Reports about the condition of President of Venezuela Hugo Chavez differ widely, and one should be careful not to prematurely declare his days numbered — recall how often Fidel Castro’s imminent death has been announced, and yet still he lives. But Chavez was evidently not fit to be sworn in for his fourth Presidential term on 10 January, and speculation is rife as to who will succeed him. Broadly speaking, there are three scenarios and they have differing consequences for Abkhazia and South Ossetia.
On paper, the worst-case scenario for Abkhazia and South Ossetia would be if new elections are held and the opposition comes to power, as they may reject Venezuela’s support for Abkhazia and South Ossetia as a personal project by Chavez. At best, this may mean that Abkhazia and South Ossetia will subsequently be ignored, at worst, the new government could give in to U.S. pressure and ‘withdraw’ its recognition, even though this will involve more than simply signing a document, as Venezuela has ratified treaties and exchanged ambassadors with Abkhazia and South Ossetia. On the other hand, in the less likely event that Abkhazia and South Ossetia continue to receive support by the new government, their recognition can be said to have become properly institutionalised.
If Chavez dies or is legally declared unable to fulfill his duties, and his allies subsequently maintain power, there are two politicians most likely to succeed him: Vice President and Foreign Minister Nicolás Maduro and Speaker of the National Assembly Diosdado Cabello. It is of course impossible to predict what line of policy they would follow, but of the two, Maduro is the better known quantity, since it was under his tenure as Foreign Minister that Venezuela recognised the independence of Abkhazia and South Ossetia.
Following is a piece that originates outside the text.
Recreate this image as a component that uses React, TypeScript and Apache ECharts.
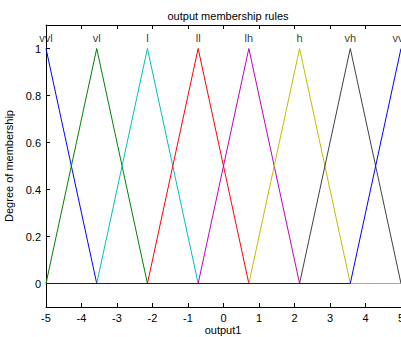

The best Abkhazia and South Ossetia can hope for is for Maduro (or Cabello) to actively promote their cause in Latin-America, which Venezuela’s Ambassador Hugo José García Hernández admitted in August has been hampered by Chavez’s illness. Previously high hopes in the region have been left unfulfilled, which means that there is still a lot left to gain. Certain countries, like Cuba, Ecuador and the Dominican Republic, seem in principle prepared to recognise Abkhazia and South Ossetia, but currently don’t care enough to incur the diplomatic cost involved. Venezuela carries the necessary clout to sway them — much more so than Nicaragua, which recognised Abkhazia and South Ossetia first. And once these countries are brought around, it could lower the controversy enough to convince further states to follow in their footsteps, like Bolivia, Uruguay and Argentine.